The Government Accountability Office will investigate irregularities in the 2004 general election, including an examination of the security and accuracy of electronic voting machines.
The decision follows requests earlier this month from Democratic congressmen that GAO look into election problems reported to their offices.
In addition to voting technologies, GAO will look into the distribution and allocation of voting machines and counting of provisional ballots. The request initially was spurred by constituent complaints and news reports of problems in California, Florida, North Carolina and Ohio in which thousands of votes were erroneously recorded, deleted or added.
In a joint statement on the GAO investigation, the representatives said, 'we will provide copies of specific incident reports received in our offices, including more than 57,000 such complaints provided to the House Judiciary Committee.'
New York Rep. Jerrold Nadler placed a form on his Web site to let individuals submit complaints and comments on the election. Nadler, one of the signers of the letters, is the ranking Democrat on the House Judiciary Subcommittee on the Constitution.
Nadler's Washington office director, John Doty, said Judiciary Democrats probably would call for hearings early next year on voting rights, technology and standards. Scheduling hearings would be up to the Republican majority. The investigation is not a challenge of the election, Doty said.
Electronic voting has become a hot topic as states begin investing in new voting machines, many of them using computer technology that records votes electronically.

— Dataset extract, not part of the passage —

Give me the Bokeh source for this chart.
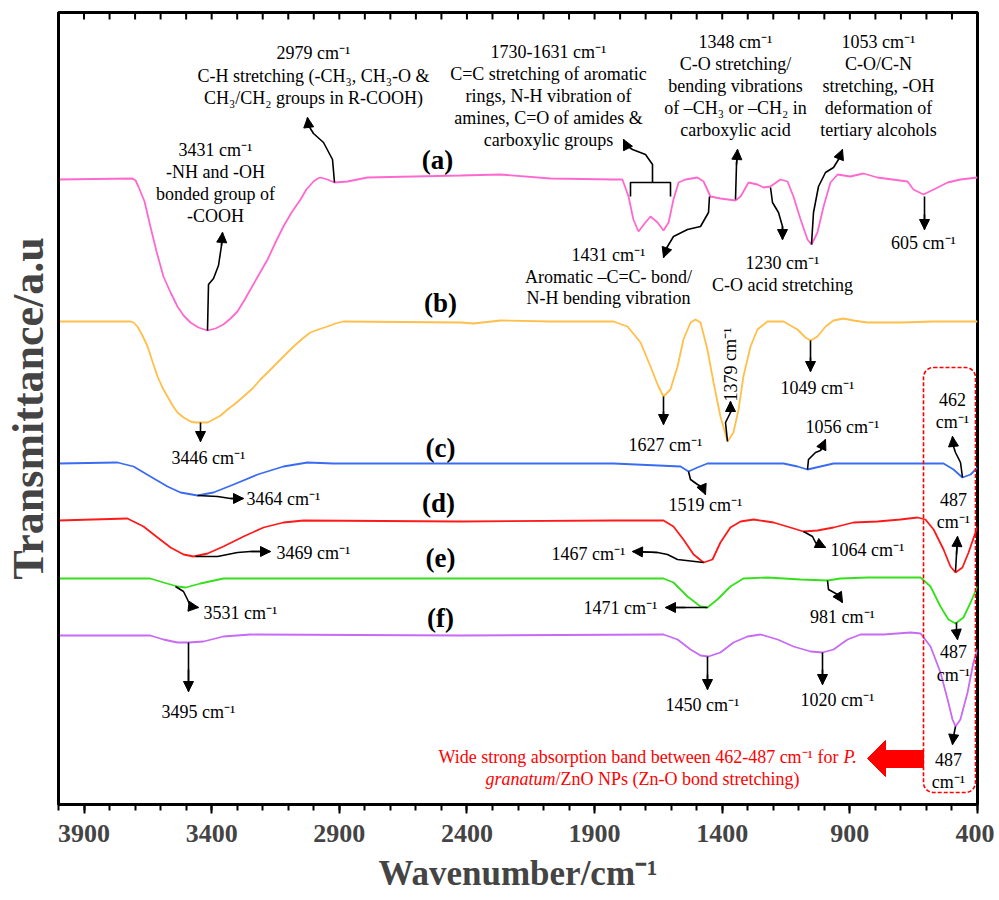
from bokeh.plotting import figure
from bokeh.models import (Range1d, FixedTicker, Arrow, NormalHead,
                          BoxAnnotation, PolyAnnotation)
from bokeh.core.properties import value
from bokeh.embed import file_html
from bokeh.resources import INLINE

# ---------------- data (wavenumber cm-1, transmittance a.u.) ----------------
wn_a = [4000, 3710, 3698, 3687, 3663, 3640, 3616, 3589, 3561, 3534, 3510, 3483, 3452, 3416, 3385,
        3354, 3326, 3299, 3275, 3248, 3217, 3181, 3150, 3119, 3087, 3052, 3029, 3001, 2985, 2974,
        2946, 2919, 2868, 2790, 2425, 2269, 2073, 1826, 1791, 1767, 1748, 1728, 1701, 1681,
        1653, 1630, 1610, 1591, 1571, 1544, 1497, 1473, 1446, 1407, 1348, 1328, 1297, 1262, 1238,
        1211, 1172, 1144, 1121, 1093, 1066, 1050, 1027, 1003, 976, 948, 898, 847, 792, 674, 651,
        612, 572, 517, 467, 400]
t_a = [625, 626, 624, 618, 603, 578, 553, 528, 512, 498, 489, 482, 477, 474, 476,
       480, 486, 493, 503, 515, 529, 545, 562, 578, 592, 605, 615, 623, 626, 627,
       625, 622, 623, 627, 629, 630, 626, 625, 625, 608, 585, 573, 582, 588,
       582, 574, 582, 605, 622, 625, 627, 623, 608, 606, 604, 608, 622, 620, 617,
       618, 625, 623, 608, 585, 565, 560, 572, 598, 622, 630, 628, 631, 627, 623, 615,
       610, 615, 622, 625, 627]

wn_b = [4000, 3718, 3706, 3691, 3671, 3651, 3632, 3612, 3593, 3573, 3553, 3534, 3510, 3483, 3463,
        3436, 3416, 3393, 3365, 3338, 3307, 3275, 3240, 3209, 3177, 3142, 3111, 3079, 3044, 3013,
        2982, 2946, 2915, 2884, 2425, 2374, 2269, 2073, 1826, 1771, 1720, 1681, 1650, 1630, 1603,
        1575, 1552, 1524, 1505, 1485, 1458, 1434, 1407, 1379, 1356, 1336, 1317, 1289, 1262, 1223,
        1160, 1105, 1074, 1054, 1027, 995, 964, 925, 886, 831, 702, 572, 400]
t_b = [483, 483, 482, 478, 469, 458, 443, 428, 417, 408, 399, 392, 387, 383, 382,
       382, 382, 385, 389, 395, 401, 408, 416, 425, 433, 442, 450, 458, 466, 472,
       475, 478, 481, 483, 482, 481, 484, 483, 483, 478, 462, 438, 418, 408, 415,
       438, 465, 482, 485, 482, 455, 422, 388, 363, 372, 395, 428, 458, 475, 483,
       483, 475, 467, 464, 468, 478, 484, 486, 484, 482, 482, 483, 483]

wn_c = [4000, 3769, 3706, 3640, 3573, 3522, 3455, 3393, 3314, 3220, 3119, 3025, 2923, 2425, 1826,
        1563, 1532, 1497, 1458, 1160, 1105, 1066, 1015, 964, 533, 494, 459, 427, 400]
t_c = [341, 342, 338, 328, 318, 312, 309, 312, 320, 330, 338, 342, 341, 341, 341,
       338, 333, 337, 341, 341, 338, 335, 338, 341, 341, 335, 327, 330, 337]

wn_d = [4000, 3730, 3667, 3612, 3561, 3510, 3471, 3416, 3354, 3275, 3197, 3119, 3040, 2425, 1826,
        1630, 1591, 1552, 1512, 1473, 1438, 1407, 1368, 1328, 1277, 1199, 1133, 1082, 1027, 964,
        886, 792, 702, 635, 604, 572, 533, 506, 486, 459, 435, 408, 400]
t_d = [284, 286, 278, 267, 257, 250, 248, 251, 258, 268, 277, 282, 284, 283, 284,
       284, 278, 265, 250, 242, 245, 262, 277, 283, 285, 282, 277, 273, 274, 277,
       282, 283, 285, 287, 285, 275, 255, 238, 232, 237, 252, 272, 278]

wn_e = [4000, 3640, 3589, 3534, 3502, 3444, 3354, 2425, 1630, 1591, 1536, 1485, 1458, 1419, 1368,
        1317, 1223, 1093, 988, 937, 831, 623, 584, 545, 514, 486, 455, 427, 400]
t_e = [226, 226, 222, 218, 217, 221, 226, 226, 226, 222, 208, 198, 197, 205, 218,
       226, 227, 225, 224, 226, 227, 227, 218, 198, 185, 181, 187, 202, 218]

wn_f = [4000, 3640, 3589, 3534, 3491, 3432, 3354, 3248, 2425, 1630, 1575, 1524, 1485, 1454, 1407,
        1356, 1301, 1250, 1183, 1121, 1054, 1007, 964, 909, 858, 768, 662, 623, 584, 545,
        517, 498, 486, 467, 439, 416, 400]
t_f = [169, 169, 165, 162, 162, 163, 168, 170, 169, 170, 165, 155, 149, 148, 152,
       162, 168, 170, 165, 158, 153, 152, 155, 165, 170, 170, 172, 171, 158, 132,
       105, 85, 78, 85, 112, 142, 155]

series = [("(a)", wn_a, t_a, "#ff69cf"), ("(b)", wn_b, t_b, "#ffbf4a"),
          ("(c)", wn_c, t_c, "#3a6cf2"), ("(d)", wn_d, t_d, "#ff1a1a"),
          ("(e)", wn_e, t_e, "#33e01a"), ("(f)", wn_f, t_f, "#c76af5")]

major_ticks = [3900, 3400, 2900, 2400, 1900, 1400, 900, 400]
minor_ticks = list(range(400, 4001, 100))

# ---------------- layout helpers (reference pixel -> data) ----------------
def X(px):
    return 4000 - (px - 58) * 3600 / 919

def Y(py):
    return 805 - py

FONT = value("Liberation Serif")

p = figure(frame_width=919, frame_height=792, x_range=Range1d(4000, 400), y_range=Range1d(0, 792),
           output_backend="svg", toolbar_location=None,
           min_border_left=57, min_border_right=17, min_border_top=12, min_border_bottom=80)
p.xgrid.visible = False
p.ygrid.visible = False
p.outline_line_color = "black"
p.outline_line_width = 3
p.background_fill_color = "white"

xa = p.xaxis[0]
xa.ticker = FixedTicker(ticks=major_ticks, minor_ticks=minor_ticks)
xa.axis_label = "Wavenumber/cm⁻¹"
xa.axis_label_text_font = "Liberation Serif"
xa.axis_label_text_font_size = "35px"
xa.axis_label_text_font_style = "bold"
xa.axis_label_standoff = 9
xa.major_label_text_font = "Liberation Serif"
xa.major_label_text_font_size = "26px"
xa.major_label_text_font_style = "bold"
xa.major_label_standoff = 11
xa.major_tick_out = 9
xa.major_tick_in = 0
xa.minor_tick_out = 6
xa.minor_tick_in = 0
xa.axis_line_width = 3
xa.major_tick_line_width = 2
xa.minor_tick_line_width = 2

ya = p.yaxis[0]
ya.axis_label = "Transmittance/a.u"
ya.axis_label_text_font = "Liberation Serif"
ya.axis_label_text_font_size = "44px"
ya.axis_label_text_font_style = "bold"
ya.axis_label_standoff = 6
ya.major_tick_out = 0
ya.major_tick_in = 0
ya.minor_tick_out = 0
ya.minor_tick_in = 0
ya.axis_line_width = 3
ya.ticker = FixedTicker(ticks=[])

# inward ticks along the top edge
p.segment(x0=minor_ticks, y0=[792] * len(minor_ticks), x1=minor_ticks,
          y1=[785] * len(minor_ticks), line_color="black", line_width=2)

# spectra
for name, wn, t, col in series:
    p.line(wn, t, line_color=col, line_width=1.8)

# sample labels
lab_pos = {"(a)": (437, 160), "(b)": (440, 303), "(c)": (440, 448),
           "(d)": (438, 503), "(e)": (440, 558), "(f)": (440, 618)}
p.text(x=[X(v[0]) for v in lab_pos.values()], y=[Y(v[1]) for v in lab_pos.values()],
       text=list(lab_pos.keys()), text_font=FONT, text_font_size="27px",
       text_font_style="bold", text_align="center", text_baseline="middle", text_color="black")

# annotation texts (reference pixel centres)
notes = [
    (313, 53, "2979 cm⁻¹"), (313, 76, "C-H stretching (-CH₃, CH₃-O &"), (313, 98, "CH₃/CH₂ groups in R-COOH)"),
    (215, 150, "3431 cm⁻¹"), (215, 172, "-NH and -OH"), (215, 194, "bonded group of"), (215, 216, "-COOH"),
    (548, 52, "1730-1631 cm⁻¹"), (548, 74, "C=C stretching of aromatic"), (548, 96, "rings, N-H vibration of"),
    (548, 118, "amines, C=O of amides &"), (548, 140, "carboxylic groups"),
    (735, 42, "1348 cm⁻¹"), (735, 64, "C-O stretching/"), (735, 86, "bending vibrations"),
    (735, 108, "of –CH₃ or –CH₂ in"), (735, 130, "carboxylic acid"),
    (878, 42, "1053 cm⁻¹"), (878, 64, "C-O/C-N"), (878, 86, "stretching, -OH"),
    (878, 108, "deformation of"), (878, 130, "tertiary alcohols"),
    (608, 255, "1431 cm⁻¹"), (608, 277, "Aromatic –C=C- bond/"), (608, 298, "N-H bending vibration"),
    (782, 263, "1230 cm⁻¹"), (782, 285, "C-O acid stretching"),
    (923, 243, "605 cm⁻¹"),
    (208, 458, "3446 cm⁻¹"), (665, 445, "1627 cm⁻¹"), (817, 388, "1049 cm⁻¹"),
    (283, 499, "3464 cm⁻¹"), (705, 505, "1519 cm⁻¹"), (842, 427, "1056 cm⁻¹"),
    (952, 400, "462"), (952, 422, "cm⁻¹"),
    (313, 553, "3469 cm⁻¹"), (588, 554, "1467 cm⁻¹"), (867, 550, "1064 cm⁻¹"),
    (953, 500, "487"), (953, 522, "cm⁻¹"),
    (240, 613, "3531 cm⁻¹"), (620, 608, "1471 cm⁻¹"), (842, 617, "981 cm⁻¹"),
    (953, 652, "487"), (953, 675, "cm⁻¹"),
    (198, 712, "3495 cm⁻¹"), (702, 705, "1450 cm⁻¹"), (837, 700, "1020 cm⁻¹"),
    (948, 760, "487"), (948, 782, "cm⁻¹"),
]
p.text(x=[X(n[0]) for n in notes], y=[Y(n[1]) for n in notes], text=[n[2] for n in notes],
       text_font=FONT, text_font_size="18px", text_align="center", text_baseline="middle",
       text_color="black")
# rotated 1379 label
p.text(x=[X(730)], y=[Y(365)], text=["1379 cm⁻¹"], angle=1.5708, text_font=FONT,
       text_font_size="18px", text_align="center", text_baseline="middle", text_color="black")

# leader arrows (reference pixels, last point = tip)
paths = [
    [(334, 183), (332, 160), (323, 143), (313, 134), (308, 126), (307, 118)],
    [(207, 331), (208, 285), (213, 279), (218, 266), (221, 246), (222, 233)],
    [(652, 183), (652, 165), (645, 155), (632, 150), (626, 146), (623, 140)],
    [(735, 200), (736, 165), (737, 150)],
    [(811, 245), (813, 213), (818, 187), (825, 173), (833, 168), (838, 160), (842, 150)],
    [(709, 197), (708, 213), (700, 227), (687, 230), (673, 237), (667, 247), (663, 258)],
    [(770, 188), (772, 203), (778, 213), (782, 227), (782, 240)],
    [(924, 197), (924, 215), (924, 230)],
    [(200, 423), (200, 432), (200, 442)],
    [(663, 397), (663, 412), (663, 425)],
    [(727, 442), (725, 423), (730, 413), (730, 402)],
    [(810, 341), (810, 358), (810, 372)],
    [(807, 470), (808, 460), (815, 453), (820, 451), (825, 440)],
    [(688, 472), (690, 480), (697, 485), (702, 488), (705, 495)],
    [(962, 478), (960, 463), (955, 453), (953, 447), (952, 437)],
    [(197, 496), (217, 497), (230, 499), (243, 499)],
    [(195, 557), (217, 557), (237, 553), (250, 552), (270, 552)],
    [(703, 563), (677, 560), (667, 555), (657, 553), (632, 552)],
    [(803, 532), (812, 537), (815, 543), (825, 548)],
    [(955, 572), (956, 555), (957, 537)],
    [(175, 587), (183, 592), (187, 600), (190, 607), (198, 608)],
    [(707, 608), (685, 608), (665, 608)],
    [(827, 581), (828, 590), (837, 595), (842, 603)],
    [(956, 623), (956, 632), (957, 640)],
    [(188, 643), (188, 670), (188, 692)],
    [(707, 657), (707, 675), (707, 690)],
    [(822, 653), (822, 670), (822, 685)],
    [(955, 727), (953, 737), (952, 745)],
]
p.multi_line(xs=[[X(a) for a, b in pth] for pth in paths], ys=[[Y(b) for a, b in pth] for pth in paths],
             line_color="black", line_width=1.6)
for pth in paths:
    (x0, y0), (x1, y1) = pth[-2], pth[-1]
    p.add_layout(Arrow(end=NormalHead(size=10, fill_color="black", line_color="black", line_width=1),
                       x_start=X(x0), y_start=Y(y0), x_end=X(x1), y_end=Y(y1),
                       line_color="black", line_width=1.6))

# bracket over the 1730-1631 doublet
p.multi_line(xs=[[X(630), X(630), X(670), X(670)]], ys=[[Y(197), Y(183), Y(183), Y(197)]],
             line_color="black", line_width=1.6)

# red dashed region box
p.add_layout(BoxAnnotation(left=X(923), right=X(975), top=Y(368), bottom=Y(793),
                           fill_alpha=0, line_color="red", line_alpha=1, line_dash="4 2",
                           line_width=1.6, border_radius=10))
# big red arrow
arr_x = [867, 885, 885, 923, 923, 885, 885]
arr_y = [759, 741, 751, 751, 768, 768, 777]
p.add_layout(PolyAnnotation(xs=[X(v) for v in arr_x], ys=[Y(v) for v in arr_y],
                            fill_color="red", fill_alpha=1, line_color="red", line_alpha=1,
                            line_width=1))

# red note
p.text(x=[X(838)], y=[Y(757)], text=["Wide strong absorption band between 462-487 cm⁻¹ for"],
       text_font=FONT, text_font_size="18px", text_align="right", text_baseline="middle", text_color="red")
p.text(x=[X(843)], y=[Y(757)], text=["P."], text_font=FONT, text_font_size="18px",
       text_font_style="italic", text_align="left", text_baseline="middle", text_color="red")
p.text(x=[X(555)], y=[Y(779)], text=["granatum"], text_font=FONT, text_font_size="18px",
       text_font_style="italic", text_align="right", text_baseline="middle", text_color="red")
p.text(x=[X(555)], y=[Y(779)], text=["/ZnO NPs (Zn-O bond stretching)"], text_font=FONT,
       text_font_size="18px", text_align="left", text_baseline="middle", text_color="red")

open("out.html", "w").write(file_html(p, INLINE))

A number of computer scientists and voting rights activists have questioned the security and reliability of machines that record votes electronically with no paper ballots. The computer-based machines are subject to errors in code and security breaches, and no meaningful recount is possible without a separate paper ballot, they said.

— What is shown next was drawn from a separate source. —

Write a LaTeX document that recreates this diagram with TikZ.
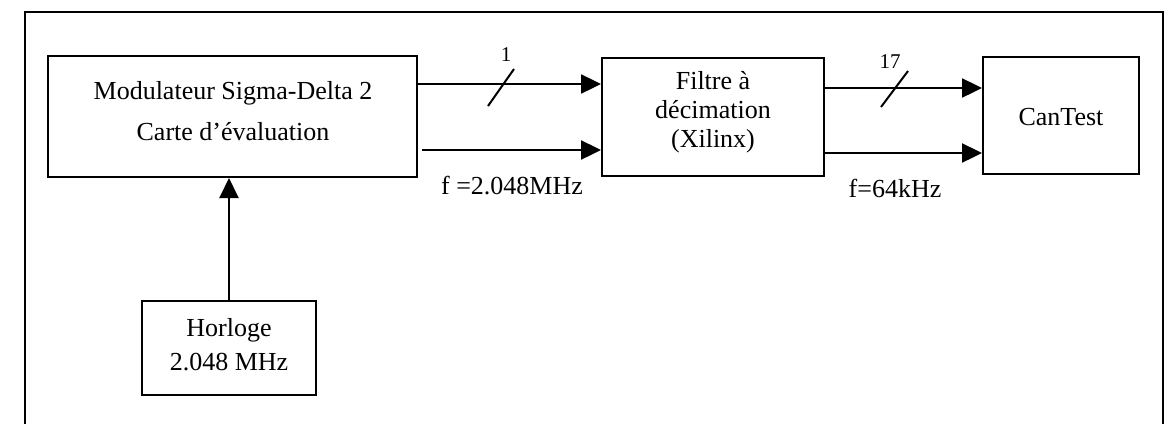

State and local governments conduct elections. The federal government historically has not set rules for the nuts and bolts of casting and counting votes. The Help America Vote Act, passed in the wake of the disputed presidential election of 2000, is the federal government's first foray into that area. But HAVA's key requirements do not kick in until 2006, when voting systems used in federal elections will have to provide for error correction by voters, manual auditing, alternative languages and compliance with federal error rate standards.
Work on standards has just begun. The National Institute of Standards and Technology chairs a committee producing voluntary guidelines for developing electronic voting software for the Election Assistance Commission.
The initial requests to GAO were made by Democratic representatives Nadler; John Conyers Jr., Mich.; Robert Wexler, Fla.; Robert Scott, Va.; and Rush Holt, N.J. They have been joined by representatives Melvin Watt, N.C.; John Olver, Mass.; Bob Filner, Calif.; Gregory Meeks, N.Y.; Barbara Lee, Calif.; Tammy Baldwin, Wisc.; Louise Slaughter, N.Y.; and Gregory Miller, Calif.